Service Degradation Post-Mortem
Authors: SRE, Security and Support Teams
Date: 2019-12-18
Status: Resolved
Summary: Web and mobile applications outage
Impact: Critical - Pipefy users were unable to access both the web and mobile application from 12:43 p.m. UTC to 2:28 p.m. UTC.
Root Cause:
The identified root cause of this incident was defined as an internal human-error. During a security maintenance routine, an employee mistakenly deactivated some routing settings between our services.
The deactivated settings created an impact stopping information from flowing as expected which ultimately caused the platform outage.
Even though the platform was not accessible to the users, all internal services such as automation rules, email templates and cards created via email were working normally.
The outage only influenced the access to the platform by external users (via web and mobile app access), internally the systems kept on running.
Detection and resolution:
The issue was first detected by one of our internal monitoring systems that triggered an outage alarm.
At first a DNS issue was identified as a possible cause but, after thorough investigation and troubleshooting, the technical team identified that there was a communication failure between two different networks that influence the access to our applications.
Once the root cause was isolated, the team worked on recreating the information routing settings that were deactivated during the maintenance and access was restored.

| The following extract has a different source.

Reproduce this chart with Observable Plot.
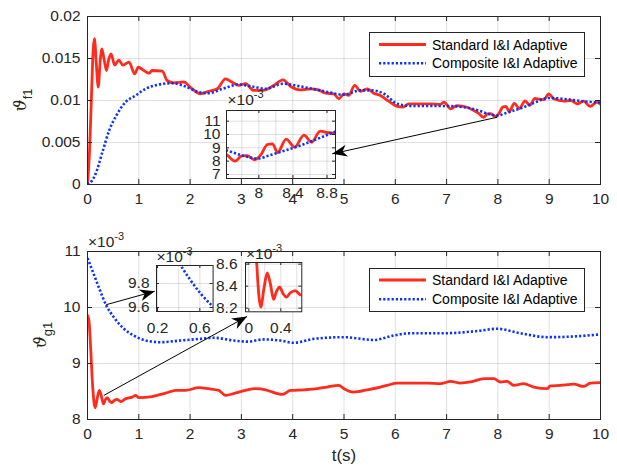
<!DOCTYPE html>
<html><head><meta charset="utf-8">
<script src="https://cdn.jsdelivr.net/npm/d3@7"></script>
<script src="https://cdn.jsdelivr.net/npm/@observablehq/plot@0.6"></script>
<style>
html,body{margin:0;padding:0;background:#fff}
#wrap{position:relative;width:617px;height:471px;overflow:hidden;background:#fff}
#wrap > svg{position:absolute;overflow:visible}
</style></head><body><div id="wrap"></div>
<script>
// ---------------- data (values in units of 1e-3) ----------------
const f1StdT = [0,0.04,0.08,0.11,0.136,0.17,0.21,0.245,0.28,0.32,0.37,0.41,0.46,0.53,0.61,0.69,0.81,0.92,0.99,1.1,1.2,1.26,1.46,1.55,1.68,1.88,2.0,2.2,2.36,2.53,2.69,2.82,2.95,3.08,3.24,3.37,3.47,3.63,3.81,3.96,4.15,4.35,4.5,4.64,4.8,4.9,5.0,5.09,5.21,5.32,5.46,5.58,5.71,5.87,6.04,6.15,6.26,6.49,6.69,6.88,6.95,7.08,7.2,7.4,7.53,7.62,7.72,7.8,7.86,7.95,8.02,8.1,8.16,8.22,8.32,8.42,8.53,8.62,8.72,8.8,8.9,8.99,9.09,9.29,9.42,9.55,9.67,9.8,9.93,10];
const f1StdV = [0,4,11,16,17.35,14.5,11.6,14.5,16.15,15.0,13.57,14.8,15.55,14.2,14.8,14.2,14.56,13.17,13.96,13.57,13.25,13.57,13.5,12.38,12.1,12.2,11.6,10.8,11.1,11.4,12.58,12.18,11.8,12.0,11.2,11.2,11.27,11.79,12.46,11.67,11.27,11.39,11.27,10.87,10.8,10.2,10.8,10.6,11.79,11.1,11.39,10.87,10.6,9.92,9.29,9.2,9.6,9.6,9.6,9.55,9.8,9.0,9.4,9.2,8.8,8.5,8.0,8.4,8.42,8.1,8.45,9.25,9.3,8.65,9.65,9.05,9.95,9.42,10.25,10.15,10.1,10.8,10.2,9.92,10.0,9.6,9.92,9.29,9.8,9.55];
const f1CompT = [0,0.08,0.16,0.29,0.42,0.58,0.74,0.94,1.13,1.39,1.65,1.91,2.17,2.36,2.63,2.95,3.21,3.47,3.81,4.15,4.54,5.0,5.32,5.55,5.78,6.04,6.3,6.95,7.34,7.6,7.82,7.99,8.13,8.31,8.5,8.7,8.99,9.35,9.67,10];
const f1CompV = [0,0.4,1.3,3.85,6.4,8.4,9.8,10.6,11.39,11.9,12.06,11.67,10.99,10.87,11.39,11.9,11.67,11.39,12.0,11.67,11.2,10.7,11.2,11.2,10.8,9.6,9.35,9.35,9.2,8.85,8.4,8.2,8.45,8.8,9.2,9.7,10.3,10.15,9.9,9.75];

const g1StdT = [0,0.03,0.06,0.1,0.15,0.19,0.23,0.27,0.31,0.345,0.385,0.43,0.47,0.52,0.58,0.65,0.74,0.87,0.94,1.0,1.26,1.52,1.72,1.91,2.17,2.36,2.56,2.69,2.88,3.08,3.27,3.47,3.57,3.8,3.96,4.22,4.48,4.67,4.9,5.0,5.19,5.45,5.71,5.84,6.04,6.3,6.62,6.88,7.08,7.27,7.47,7.73,7.92,8.05,8.18,8.31,8.5,8.7,8.96,9.02,9.22,9.48,9.67,9.8,10];
const g1StdV = [9.86,9.75,9.3,8.6,8.21,8.38,8.52,8.42,8.28,8.35,8.39,8.33,8.3,8.34,8.36,8.32,8.37,8.4,8.43,8.39,8.41,8.47,8.52,8.52,8.57,8.55,8.52,8.43,8.47,8.52,8.55,8.53,8.5,8.45,8.52,8.53,8.55,8.58,8.61,8.55,8.49,8.53,8.58,8.61,8.65,8.65,8.65,8.64,8.68,8.65,8.67,8.73,8.73,8.67,8.68,8.61,8.64,8.58,8.55,8.6,8.61,8.63,8.59,8.65,8.66];
const g1CompT = [0,0.12,0.22,0.37,0.51,0.71,0.9,1.1,1.42,1.81,2.2,2.46,2.85,3.11,3.44,3.76,4.02,4.41,5.0,5.58,5.97,6.3,6.95,7.6,7.99,8.44,8.96,9.42,10];
const g1CompV = [10.88,10.6,10.36,10.03,9.83,9.62,9.5,9.42,9.38,9.41,9.44,9.46,9.41,9.39,9.43,9.41,9.37,9.44,9.47,9.42,9.5,9.54,9.54,9.58,9.62,9.54,9.47,9.48,9.52];

const seriesNames = ["Standard I&I Adaptive", "Composite I&I Adaptive"];
const xTicks = [0,1,2,3,4,5,6,7,8,9,10];
const f1Ticks = [0,5,10,15,20];
const g1Ticks = [8,9,10,11];
const f1InsetXTicks = [8,8.4,8.8], f1InsetXGrid = [7.8,8,8.2,8.4,8.6,8.8], f1InsetYTicks = [7,8,9,10,11];
const gInsetAXTicks = [0.2,0.6], gInsetAXGrid = [0.2,0.4,0.6], gInsetAYTicks = [9.6,9.8];
const gInsetBXTicks = [0,0.4], gInsetBXGrid = [0,0.2,0.4,0.6], gInsetBYTicks = [8.2,8.4,8.6];
const f1ArrowStart = [[7.99, 8.01]], f1ArrowEnd = [[4.77, 3.65]];
const g1ArrowStart = [[0.365, 10.05],[0.318, 8.43]], g1ArrowEnd = [[1.31, 10.29],[3.11, 9.84]];

// ---------------- helpers ----------------
const RED = "#ff2b1c", BLUE = "#0b31ff", INK = "#262626", DOT = "2.2,2";
const FONT = '"Liberation Sans", Arial, Helvetica, sans-serif';
const wrap = document.getElementById("wrap");
const rows = (ts, vs) => ts.map((t, i) => ({t, v: vs[i]}));
const fmt = d => String(d);
function place(node, left, top) { node.style.left = left + "px"; node.style.top = top + "px"; wrap.appendChild(node); return node; }

function panel(o) {
  const iw = o.width - o.ml - o.mr, ih = o.height - o.mt - o.mb, tk = o.tick ?? 5;
  const svg = Plot.plot({
    width: o.width, height: o.height,
    marginLeft: o.ml, marginRight: o.mr, marginTop: o.mt, marginBottom: o.mb,
    x: {domain: o.xd, label: null}, y: {domain: o.yd, label: null},
    style: {fontFamily: FONT, fontSize: "15.5px", color: INK, background: "transparent", overflow: "visible"},
    marks: [
      o.fill ? Plot.frame({fill: "white", stroke: null}) : null,
      Plot.ruleX(o.xg ?? o.xt, {stroke: INK, strokeOpacity: 0.15}),
      Plot.ruleY(o.yg ?? o.yt, {stroke: INK, strokeOpacity: 0.15}),
      ...o.series.map(s => Plot.line(s.data, {x: "t", y: "v", stroke: s.color, strokeWidth: s.width, curve: "monotone-x", clip: true})),
      Plot.ruleX(o.xt, {stroke: INK, insetTop: ih - tk}),
      Plot.ruleX(o.xt, {stroke: INK, insetBottom: ih - tk}),
      Plot.ruleY(o.yt, {stroke: INK, insetRight: iw - tk}),
      Plot.ruleY(o.yt, {stroke: INK, insetLeft: iw - tk}),
      Plot.axisX({ticks: o.xt, tickSize: 0, tickPadding: o.xpad ?? 8, tickFormat: o.xf ?? fmt, fill: INK}),
      Plot.axisY({ticks: o.yt, tickSize: 0, tickPadding: o.ypad ?? 7, tickFormat: o.yf ?? fmt, fill: INK}),
      Plot.frame({stroke: INK}),
      ...(o.extra ?? [])
    ]
  });
  d3.select(svg).selectAll(`[stroke="${BLUE}"]`).attr("stroke-dasharray", DOT).attr("stroke-linecap", "butt");
  return svg;
}
function expLabel(svg, x, y) {
  const t = d3.select(svg).append("text").attr("x", x).attr("y", y).attr("fill", INK)
    .attr("text-anchor", "start").attr("font-family", FONT).attr("font-size", 15.5);
  t.append("tspan").text("×10");
  t.append("tspan").attr("dy", -7).attr("font-size", 11).text("-3");
}
function yLabel(svg, x, y, sub) {
  const t = d3.select(svg).append("text").attr("transform", `translate(${x},${y}) rotate(-90)`)
    .attr("text-anchor", "middle").attr("fill", INK).attr("font-size", 17);
  t.append("tspan").attr("font-family", "DejaVu Serif").attr("font-style", "italic").text("ϑ");
  t.append("tspan").attr("font-family", FONT).attr("font-size", 13).attr("dy", 6).text(sub);
}
function arrows(o, starts, ends) {
  const data = starts.map((s, i) => ({x1: s[0], y1: s[1], x2: ends[i][0], y2: ends[i][1]}));
  const svg = Plot.plot({
    width: o.width, height: o.height, marginLeft: o.ml, marginRight: o.mr, marginTop: o.mt, marginBottom: o.mb,
    x: {domain: o.xd, axis: null}, y: {domain: o.yd, axis: null},
    style: {background: "transparent", overflow: "visible"},
    marks: [Plot.link(data, {x1: "x1", y1: "y1", x2: "x2", y2: "y2", stroke: "#000", strokeWidth: 1})]
  });
  const id = "ah" + Math.random().toString(36).slice(2, 8);
  const m = d3.select(svg).append("defs").append("marker").attr("id", id)
    .attr("viewBox", "-16 -7 17 14").attr("refX", 0).attr("refY", 0)
    .attr("markerWidth", 17).attr("markerHeight", 14).attr("markerUnits", "userSpaceOnUse").attr("orient", "auto");
  m.append("path").attr("d", "M0,0 L-15,-6 L-10.5,0 L-15,6 Z").attr("fill", "#000");
  d3.select(svg).selectAll('g[aria-label="link"] path').attr("marker-end", `url(#${id})`);
  return svg;
}
function legend(left, top, w, h, ys) {
  const svg = d3.create("svg").attr("width", w + 1).attr("height", h + 1);
  svg.append("rect").attr("x", 0.5).attr("y", 0.5).attr("width", w).attr("height", h).attr("fill", "white").attr("stroke", INK);
  const styles = [{color: RED, width: 2.8, dash: null}, {color: BLUE, width: 2.6, dash: DOT}];
  seriesNames.forEach((name, i) => {
    svg.append("line").attr("x1", 10).attr("x2", 57).attr("y1", ys[i]).attr("y2", ys[i])
      .attr("stroke", styles[i].color).attr("stroke-width", styles[i].width).attr("stroke-dasharray", styles[i].dash);
    svg.append("text").attr("x", 63).attr("y", ys[i]).attr("dy", "0.36em").attr("font-family", FONT)
      .attr("font-size", 14).attr("fill", "#000").text(name);
  });
  place(svg.node(), left, top);
}

const f1Std = rows(f1StdT, f1StdV), f1Comp = rows(f1CompT, f1CompV);
const g1Std = rows(g1StdT, g1StdV), g1Comp = rows(g1CompT, g1CompV);
const sStd = d => ({data: d, color: RED, width: 2.8});
const sComp = d => ({data: d, color: BLUE, width: 2.6});

// ---------------- top panel ----------------
const topO = {width: 617, height: 205, ml: 87, mr: 17, mt: 16, mb: 21, xd: [0, 10], yd: [0, 20],
  xt: xTicks, yt: f1Ticks, yf: d => String(d / 1000), series: [sStd(f1Std), sComp(f1Comp)]};
const topSvg = place(panel(topO), 0, 0);
yLabel(topSvg, 25.5, 100, "f1");

const tiO = {width: 155, height: 118, ml: 40, mr: 6, mt: 22, mb: 28, xd: [7.62, 8.9], yd: [6.7, 11.8],
  xt: f1InsetXTicks, xg: f1InsetXGrid, yt: f1InsetYTicks, fill: true, tick: 3, ypad: 6,
  series: [sStd(f1Std), sComp(f1Comp)]};
const tiSvg = place(panel(tiO), 226 - 40, 110 - 22);
expLabel(tiSvg, 41.5, 17);
place(arrows(topO, f1ArrowStart, f1ArrowEnd), 0, 0);
legend(369, 32, 215, 44, [12.5, 31.3]);

// ---------------- bottom panel ----------------
const botO = {width: 617, height: 251, ml: 87, mr: 17, mt: 31, mb: 52, xd: [0, 10], yd: [8, 11],
  xt: xTicks, yt: g1Ticks, series: [sStd(g1Std), sComp(g1Comp)],
  extra: [Plot.text(["t(s)"], {frameAnchor: "bottom", dy: 41, fontSize: 17, fill: INK})]};
const botSvg = place(panel(botO), 0, 220);
yLabel(botSvg, 45.5, 115, "g1");
expLabel(botSvg, 88, 26.7);

const iaO = {width: 35 + 56.6 + 4, height: 20 + 46 + 28, ml: 35, mr: 4, mt: 20, mb: 28, xd: [0.19, 0.725], yd: [9.567, 9.95],
  xt: gInsetAXTicks, xg: gInsetAXGrid, yt: gInsetAYTicks, fill: true, tick: 3, xpad: 10,
  series: [sComp(g1Comp)]};
const iaSvg = place(panel(iaO), 155.7 - 35, 265 - 20);
expLabel(iaSvg, 35.5, 16.7);

const ibO = {width: 35 + 56.3 + 4, height: 20 + 49.3 + 28, ml: 35, mr: 4, mt: 20, mb: 28, xd: [-0.041, 0.6625], yd: [8.167, 8.615],
  xt: gInsetBXTicks, xg: gInsetBXGrid, yt: gInsetBYTicks, fill: true, tick: 3, xpad: 10, ypad: 8,
  series: [sStd(g1Std)]};
const ibSvg = place(panel(ibO), 244.7 - 35, 261.7 - 20);
expLabel(ibSvg, 36, 16.6);

place(arrows(botO, g1ArrowStart, g1ArrowEnd), 0, 220);
legend(369, 268, 215, 43, [12, 31.3]);
</script></body></html>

Action plan: Preventive action items
1. Review and improve the existing network layer alerts within the production environment on Amazon Web Services. Due date: 01/30/2020
2. Review the existing Disaster Recovery documentation and assess the possibility of implementing parallel preset environments. Due date: 02/20/2020
3. Enforce internal policies to notify the internal service owners before and after each change that may affect the production environment; Due date: 01/20/2020
4. Plan a long-term fault tolerance solution to be implemented gradually within the next year. Due date: 05/02/2020.